The list is short. Its meaning is large.

What changed

Until now, Apple Immersive Video has been almost entirely first-party content. Apple Studios produced. Apple wrote the workflow standards. Apple shipped the cameras (with Blackmagic) and the editorial tools (DaVinci Resolve). Third-party productions existed but were rare and small.

This slate breaks that pattern. The BBC and CNN are not making promotional content for Apple — they are co-producing immersive franchises that will live on their own brands and on Apple's. CANAL+ and HYBE bring the K-pop and European cinema audiences. Red Bull and Audi bring the sports vertical that's already proving most receptive to immersive (see: Spectrum Front Row).

Why it matters

The single biggest open question about Apple Vision Pro is not battery life or comfort — it is content velocity. A platform with one studio shipping ten immersive films a year cannot reach the audience Apple needs. A platform with twenty top-tier broadcasters each shipping one or two flagship productions a year can.

This deal also signals what Apple's editorial gate looks like in practice. Each of these partners brings craft and audience but also house style — the BBC won't shoot like Red Bull. Apple Immersive as a format will start to fragment, and that's a sign of health, not weakness. Linear TV fragmented the same way in the 1980s.

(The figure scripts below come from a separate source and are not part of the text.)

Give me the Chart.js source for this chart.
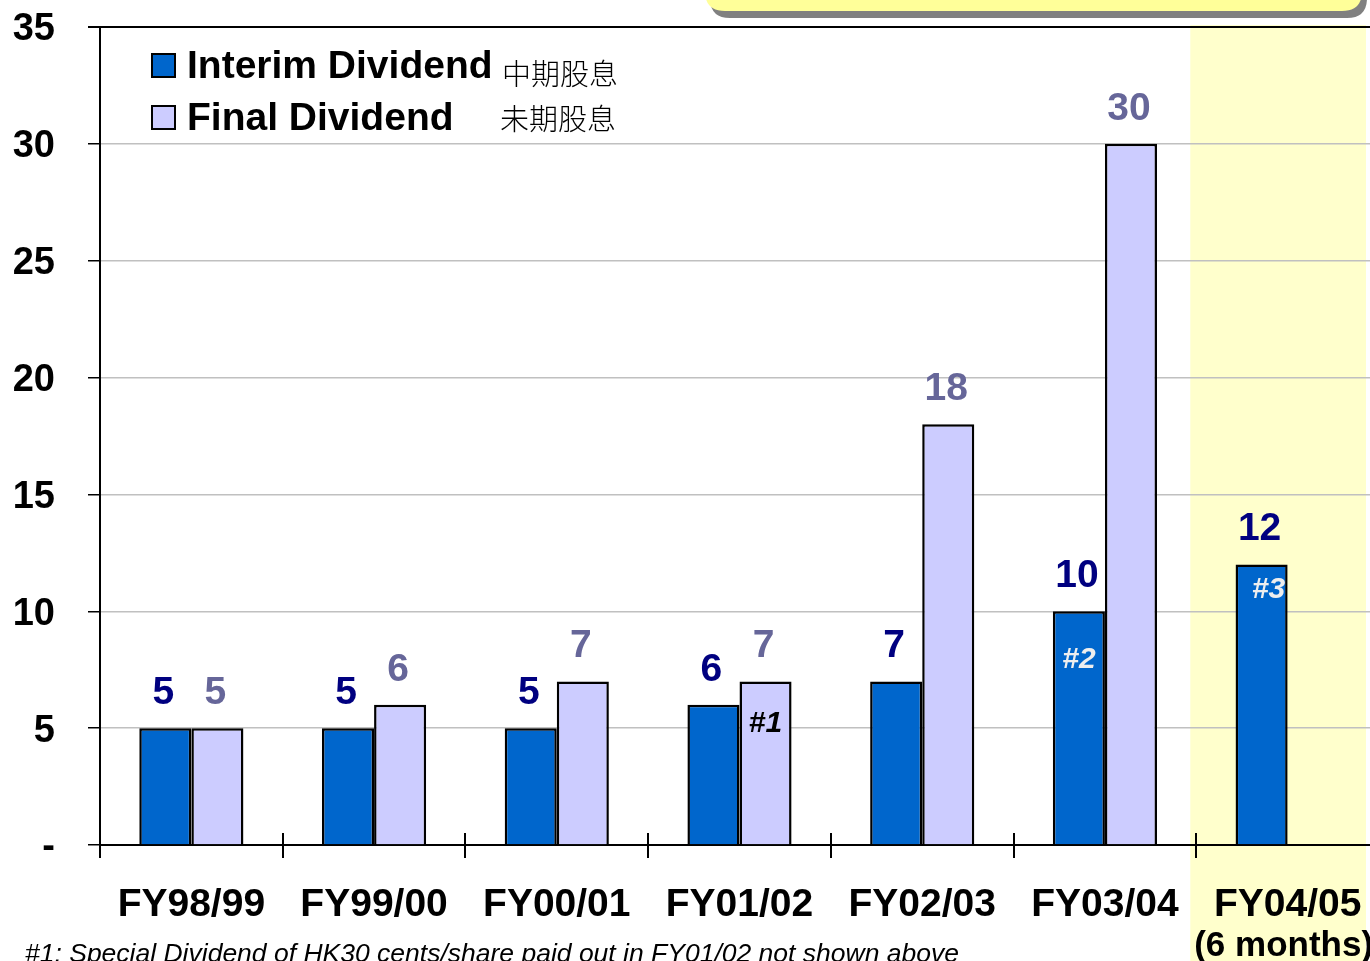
<!DOCTYPE html>
<html lang="en">
<head>
  <meta charset="UTF-8" />
  <title>Dividend History</title>
  <style>
    html, body {
      margin: 0;
      padding: 0;
      background: white;
      overflow: hidden;
    }
    .chart-box {
      position: absolute;
      left: 0;
      top: 0;
      width: 1380px;
      height: 961px;
    }
  </style>
  <script src="https://cdn.jsdelivr.net/npm/chart.js"></script>
</head>
<body>
  <div class="chart-box">
    <canvas id="dividendChart" width="1380" height="961"></canvas>
  </div>

  <script>
    // chart data
    const years = ["FY98/99", "FY99/00", "FY00/01", "FY01/02", "FY02/03", "FY03/04", "FY04/05"];
    const yearSubLabels = [null, null, null, null, null, null, "(6 months)"];
    const interimDividend = [5, 5, 5, 6, 7, 10, 12];
    const finalDividend = [5, 6, 7, 7, 18, 30, null];
    const interimNotes = [null, null, null, null, null, "#2", "#3"];
    const finalNotes = [null, null, null, "#1", null, null, null];
    const seriesNames = ["Interim Dividend", "Final Dividend"];
    const seriesNamesZh = ["中期股息", "未期股息"];
    const footnote = "#1: Special Dividend of HK30 cents/share paid out in FY01/02 not shown above";

    const FONT = "'Liberation Sans', Arial, sans-serif";
    const CJK = "'Noto Sans CJK TC', 'Noto Sans CJK SC', sans-serif";

    // where the notes sit inside their bars
    const noteOffset = { "#1": [0, 42], "#2": [0, 48], "#3": [7, 25] };

    const decorPlugin = {
      id: "decor",
      beforeDraw(chart) {
        const ctx = chart.ctx;
        const x = chart.scales.x;
        const step = x.width / years.length;
        // pale yellow band behind the half-year column
        const left = x.getPixelForValue(6) - step / 2 - 6;
        ctx.save();
        ctx.fillStyle = "#FFFFCC";
        ctx.fillRect(left, chart.chartArea.top - 2, 1366 - left, chart.height);
        ctx.restore();
      },
      afterDatasetsDraw(chart) {
        const ctx = chart.ctx;
        const noteSets = [interimNotes, finalNotes];
        const labelColors = ["#000080", "#666699"];
        const noteColors = ["#EEEEEE", "#000000"];
        ctx.save();
        ctx.textAlign = "center";
        ctx.textBaseline = "middle";
        chart.data.datasets.forEach((ds, di) => {
          const meta = chart.getDatasetMeta(di);
          meta.data.forEach((bar, i) => {
            const v = ds.data[i];
            if (v === null || v === undefined) return;
            ctx.font = "bold 39px " + FONT;
            ctx.fillStyle = labelColors[di];
            ctx.fillText(String(v), bar.x - 2, bar.y - 35);
            const note = noteSets[di][i];
            if (note) {
              const off = noteOffset[note] || [0, 40];
              ctx.font = "italic bold 30px " + FONT;
              ctx.fillStyle = noteColors[di];
              ctx.fillText(note, bar.x + off[0], bar.y + off[1]);
            }
          });
        });
        ctx.restore();
      },
      afterDraw(chart) {
        const ctx = chart.ctx;
        const x = chart.scales.x;
        const area = chart.chartArea;
        const step = x.width / years.length;
        ctx.save();

        // inner half of the category tick marks
        ctx.strokeStyle = "black";
        ctx.lineWidth = 2;
        for (let i = 0; i <= years.length; i++) {
          const px = Math.round(x.left + i * step);
          ctx.beginPath();
          ctx.moveTo(px, area.bottom - 12);
          ctx.lineTo(px, area.bottom);
          ctx.stroke();
        }

        // second line under a category label
        ctx.fillStyle = "black";
        ctx.textAlign = "center";
        ctx.textBaseline = "middle";
        ctx.font = "bold 35px " + FONT;
        yearSubLabels.forEach((s, i) => {
          if (s) ctx.fillText(s, x.getPixelForValue(i) - 4, area.bottom + 101);
        });

        // legend
        const rows = [66, 118];
        const zhX = [502, 500];
        const zhY = [74, 119];
        chart.data.datasets.forEach((ds, i) => {
          ctx.fillStyle = ds.backgroundColor;
          ctx.fillRect(152, rows[i] - 12, 23, 23);
          ctx.strokeStyle = "black";
          ctx.lineWidth = 2;
          ctx.strokeRect(152, rows[i] - 12, 23, 23);
          ctx.fillStyle = "black";
          ctx.textAlign = "left";
          ctx.textBaseline = "middle";
          ctx.font = "bold 39px " + FONT;
          ctx.fillText(seriesNames[i], 187, rows[i] + 1);
          ctx.font = "300 29px " + CJK;
          ctx.fillText(seriesNamesZh[i], zhX[i], zhY[i]);
        });

        // footnote
        ctx.font = "italic 26.5px " + FONT;
        ctx.fillStyle = "black";
        ctx.textAlign = "left";
        ctx.textBaseline = "middle";
        ctx.fillText(footnote, 25, 955);

        // callout box peeking in at the top
        function callout(dx, dy, color) {
          const l = 705 + dx, r = 1362 + dx, b = 11 + dy, rad = 20;
          ctx.beginPath();
          ctx.moveTo(l, -40);
          ctx.lineTo(l, b - rad);
          ctx.quadraticCurveTo(l, b, l + rad, b);
          ctx.lineTo(r - rad, b);
          ctx.quadraticCurveTo(r, b, r, b - rad);
          ctx.lineTo(r, -40);
          ctx.closePath();
          ctx.fillStyle = color;
          ctx.fill();
        }
        callout(5, 7, "#808080");
        callout(0, 0, "#FFFF99");

        ctx.restore();
      }
    };

    const ctx = document.getElementById("dividendChart").getContext("2d");
    new Chart(ctx, {
      type: "bar",
      data: {
        labels: years,
        datasets: [
          {
            label: seriesNames[0],
            data: interimDividend,
            backgroundColor: "#0066CC",
            borderColor: "black",
            borderWidth: 2.5,
            borderSkipped: "bottom"
          },
          {
            label: seriesNames[1],
            data: finalDividend,
            backgroundColor: "#CCCCFF",
            borderColor: "black",
            borderWidth: 2.5,
            borderSkipped: "bottom"
          }
        ]
      },
      options: {
        responsive: false,
        animation: false,
        layout: { padding: { top: 27, right: 1, left: 0, bottom: 0 } },
        datasets: {
          bar: { barPercentage: 1, categoryPercentage: 0.57 }
        },
        plugins: {
          legend: { display: false },
          tooltip: { enabled: false }
        },
        scales: {
          x: {
            offset: true,
            grid: {
              offset: true,
              drawOnChartArea: false,
              color: "black",
              lineWidth: 2,
              tickLength: 13
            },
            border: { color: "black", width: 2 },
            ticks: {
              color: "black",
              padding: 27,
              maxRotation: 0,
              autoSkip: false,
              font: { family: FONT, size: 39, weight: "bold", lineHeight: 1.05 }
            },
            afterFit(scale) {
              scale.height = 116;
              scale.paddingLeft = 0;
              scale.paddingRight = 0;
            }
          },
          y: {
            min: 0,
            max: 35,
            grid: {
              color: c => c.tick.value === 35 ? "black" : "#C0C0C0",
              lineWidth: c => c.tick.value === 35 ? 2 : 1.5,
              tickColor: "black",
              tickLength: 12
            },
            border: { color: "black", width: 2 },
            ticks: {
              stepSize: 5,
              color: "black",
              padding: 33,
              labelOffset: 3,
              font: { family: FONT, size: 38, weight: "bold" },
              callback: v => v === 0 ? "-" : v
            },
            afterFit(scale) {
              scale.width = 100;
              scale.paddingTop = 0;
              scale.paddingBottom = 0;
            }
          }
        }
      },
      plugins: [decorPlugin]
    });
  </script>
</body>
</html>
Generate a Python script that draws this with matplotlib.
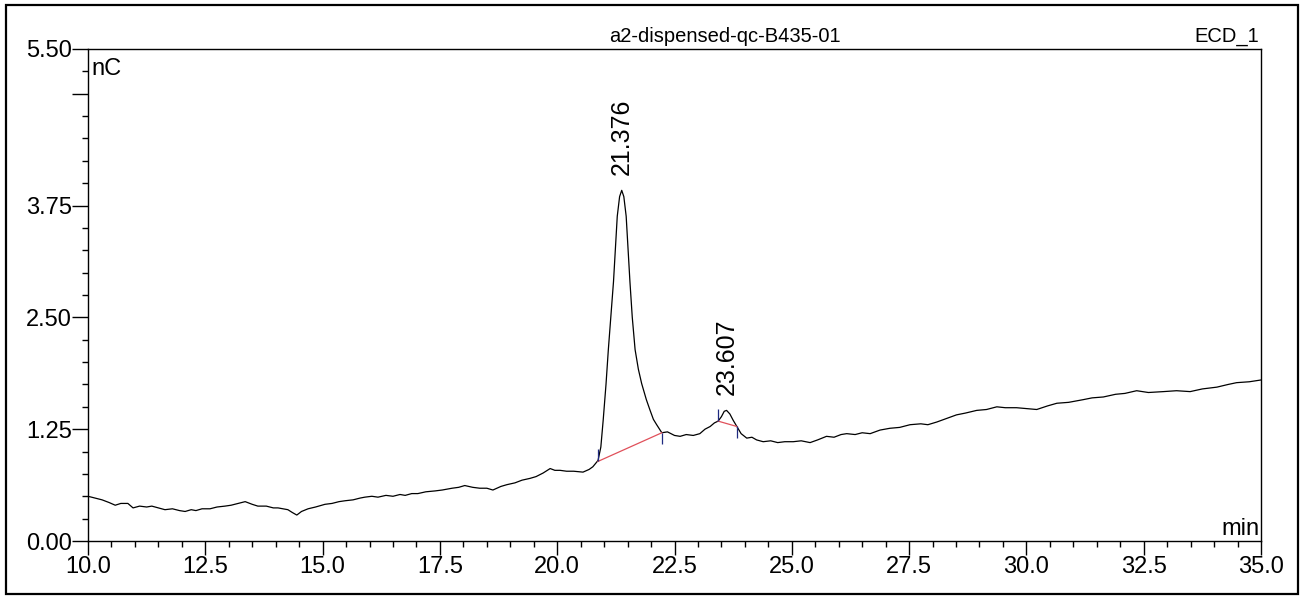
import matplotlib.pyplot as plt
from matplotlib.patches import Rectangle
from matplotlib.ticker import FixedLocator, MultipleLocator

plt.rcParams['font.family'] = ['Liberation Sans', 'DejaVu Sans']

time_min = [
    10.00, 10.15, 10.30, 10.45, 10.58, 10.70, 10.85, 10.96, 11.10, 11.25,
    11.36, 11.50, 11.64, 11.80, 11.95, 12.07, 12.20, 12.30, 12.43, 12.60,
    12.75, 12.92, 13.05, 13.20, 13.35, 13.50, 13.62, 13.80, 13.95, 14.05,
    14.15, 14.26, 14.35, 14.45, 14.55, 14.69, 14.85, 15.05, 15.20, 15.35,
    15.48, 15.65, 15.80, 15.90, 16.05, 16.18, 16.35, 16.50, 16.65, 16.76,
    16.90, 17.03, 17.20, 17.40, 17.55, 17.76, 17.90, 18.03, 18.20, 18.35,
    18.50, 18.63, 18.80, 18.93, 19.10, 19.25, 19.42, 19.55, 19.70, 19.85,
    19.95, 20.06, 20.20, 20.35, 20.55, 20.68, 20.76, 20.87, 20.93, 20.98,
    21.04, 21.09, 21.15, 21.20, 21.25, 21.28, 21.33, 21.375, 21.42, 21.47,
    21.51, 21.55, 21.60, 21.66, 21.73, 21.80, 21.90, 21.98, 22.05, 22.12,
    22.23, 22.35, 22.50, 22.62, 22.75, 22.90, 23.04, 23.15, 23.26, 23.35,
    23.43, 23.50, 23.56, 23.61, 23.68, 23.75, 23.83, 23.92, 24.04, 24.15,
    24.25, 24.39, 24.55, 24.70, 24.85, 25.03, 25.20, 25.39, 25.55, 25.74,
    25.90, 26.05, 26.17, 26.35, 26.50, 26.67, 26.88, 27.09, 27.30, 27.52,
    27.75, 27.90, 28.09, 28.30, 28.51, 28.70, 28.94, 29.15, 29.37, 29.55,
    29.79, 30.00, 30.22, 30.45, 30.65, 30.90, 31.21, 31.40, 31.64, 31.90,
    32.10, 32.35, 32.60, 32.92, 33.20, 33.49, 33.75, 34.06, 34.30, 34.48,
    34.75, 35.00,
]
signal_nc = [
    0.50, 0.48, 0.46, 0.43, 0.40, 0.42, 0.42, 0.37, 0.39, 0.38,
    0.39, 0.37, 0.35, 0.36, 0.34, 0.33, 0.35, 0.34, 0.36, 0.36,
    0.38, 0.39, 0.40, 0.42, 0.44, 0.41, 0.39, 0.39, 0.37, 0.37,
    0.36, 0.35, 0.32, 0.29, 0.33, 0.36, 0.38, 0.41, 0.42, 0.44,
    0.45, 0.46, 0.48, 0.49, 0.50, 0.49, 0.51, 0.50, 0.52, 0.51,
    0.53, 0.53, 0.55, 0.56, 0.57, 0.59, 0.60, 0.62, 0.60, 0.59,
    0.59, 0.57, 0.61, 0.63, 0.65, 0.68, 0.70, 0.72, 0.76, 0.81,
    0.79, 0.79, 0.78, 0.78, 0.77, 0.80, 0.83, 0.90, 1.05, 1.35,
    1.75, 2.14, 2.55, 2.90, 3.35, 3.63, 3.85, 3.92, 3.85, 3.63,
    3.27, 2.90, 2.50, 2.14, 1.92, 1.76, 1.58, 1.46, 1.36, 1.30,
    1.21, 1.22, 1.18, 1.17, 1.19, 1.18, 1.20, 1.25, 1.28, 1.32,
    1.34, 1.39, 1.45, 1.46, 1.42, 1.35, 1.28, 1.20, 1.15, 1.16,
    1.13, 1.11, 1.12, 1.10, 1.11, 1.11, 1.12, 1.10, 1.13, 1.17,
    1.16, 1.19, 1.20, 1.19, 1.21, 1.20, 1.24, 1.26, 1.27, 1.30,
    1.31, 1.30, 1.33, 1.37, 1.41, 1.43, 1.46, 1.47, 1.50, 1.49,
    1.49, 1.48, 1.47, 1.51, 1.54, 1.55, 1.58, 1.60, 1.61, 1.64,
    1.65, 1.68, 1.66, 1.67, 1.68, 1.67, 1.70, 1.72, 1.75, 1.77,
    1.78, 1.80,
]

# piki: czas retencji, wysokość, początek/koniec linii bazowej
peak_rt = [21.376, 23.607]
peak_top = [3.92, 1.46]
peak_start_t = [20.87, 23.43]
peak_start_v = [0.89, 1.34]
peak_end_t = [22.23, 23.83]
peak_end_v = [1.21, 1.28]

x_major = [10.0, 12.5, 15.0, 17.5, 20.0, 22.5, 25.0, 27.5, 30.0, 32.5, 35.0]
y_major = [0.0, 1.25, 2.5, 3.75, 5.0, 5.5]
y_labels = ['0.00', '1.25', '2.50', '3.75', '', '5.50']


def main():
    fig = plt.figure(figsize=(13.05, 5.99), dpi=100)
    ax = fig.add_axes([88 / 1305, 58 / 599, 1173 / 1305, 492 / 599])

    ax.plot(time_min, signal_nc, color='black', lw=0.9)

    # linie bazowe pików (czerwone) i znaczniki granic (niebieskie)
    for i in range(len(peak_rt)):
        ax.plot([peak_start_t[i], peak_end_t[i]], [peak_start_v[i], peak_end_v[i]],
                color='#e0505a', lw=0.9)
        ax.vlines(peak_start_t[i], peak_start_v[i], peak_start_v[i] + 0.14,
                  color='#1f2a80', lw=0.9)
        ax.vlines(peak_end_t[i], peak_end_v[i] - 0.13, peak_end_v[i],
                  color='#1f2a80', lw=0.9)
        ax.annotate(f"{peak_rt[i]:.3f}", xy=(peak_rt[i], peak_top[i]),
                    xytext=(0, 11), textcoords='offset points',
                    rotation=90, ha='center', va='bottom', fontsize=18)

    ax.set_xlim(10, 35)
    ax.set_ylim(0, 5.5)

    ax.xaxis.set_major_locator(FixedLocator(x_major))
    ax.xaxis.set_minor_locator(MultipleLocator(0.5))
    ax.set_xticklabels([f"{v:.1f}" for v in x_major])
    ax.yaxis.set_major_locator(FixedLocator(y_major))
    ax.yaxis.set_minor_locator(MultipleLocator(0.25))
    ax.set_yticklabels(y_labels)

    ax.tick_params(axis='x', which='major', length=10, width=1, labelsize=17, pad=1)
    ax.tick_params(axis='x', which='minor', length=4.5, width=1)
    ax.tick_params(axis='y', which='major', length=11.5, width=1, labelsize=17, pad=0)
    ax.tick_params(axis='y', which='minor', length=4.5, width=1)
    for s in ax.spines.values():
        s.set_linewidth(1)

    ax.text(0.003, 0.947, "nC", transform=ax.transAxes, fontsize=17, va='baseline')
    ax.text(0.999, 0.012, "min", transform=ax.transAxes, fontsize=17,
            ha='right', va='baseline')

    fig.text(725 / 1305, 1 - 42 / 599, "a2-dispensed-qc-B435-01",
             ha='center', va='baseline', fontsize=14.5)
    fig.text(1259 / 1305, 1 - 42 / 599, "ECD_1",
             ha='right', va='baseline', fontsize=14.5)

    # ramka wokół całego rysunku
    fig.patches.append(Rectangle((6 / 1305, 5 / 599), 1292 / 1305, 589 / 599,
                                 transform=fig.transFigure, fill=False,
                                 edgecolor='black', lw=1.6))

    fig.savefig("out.png", dpi=100)
    plt.close(fig)


if __name__ == "__main__":
    main()
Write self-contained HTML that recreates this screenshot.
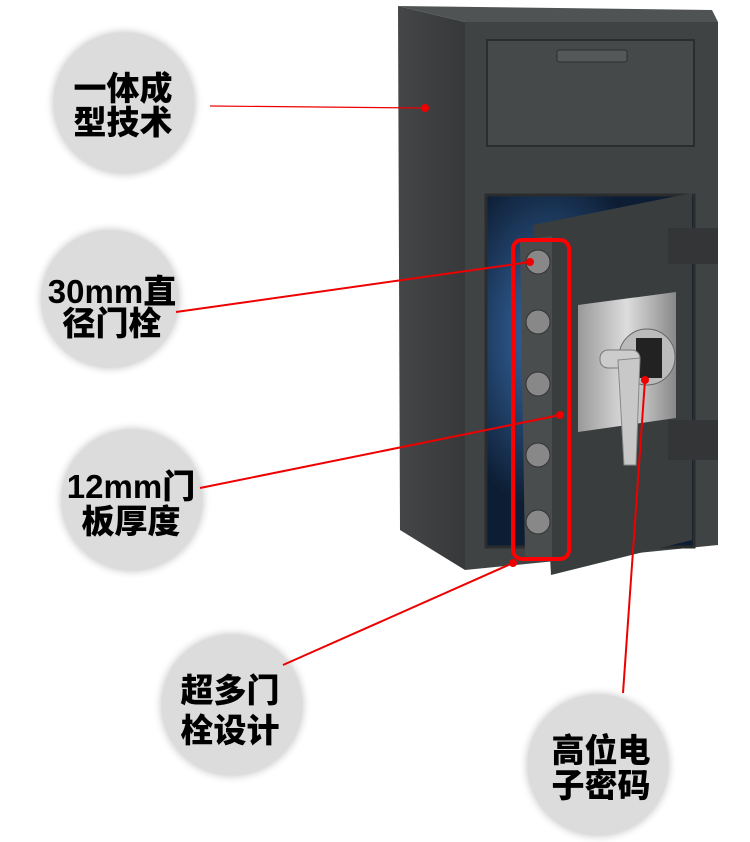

The economics remain murky. Apple has not disclosed how revenue or licensing splits work with these partners. CineD reports that Apple is subsidizing some of the early productions to seed the format. That subsidy can't last forever.

What's next

The number to watch is how many of these productions ship in 2026 versus slip to 2027. Three completions would validate the strategy. Six would put Apple Immersive on a viable content runway through 2028. Anything below three suggests the partner model is harder to scale than Apple expected.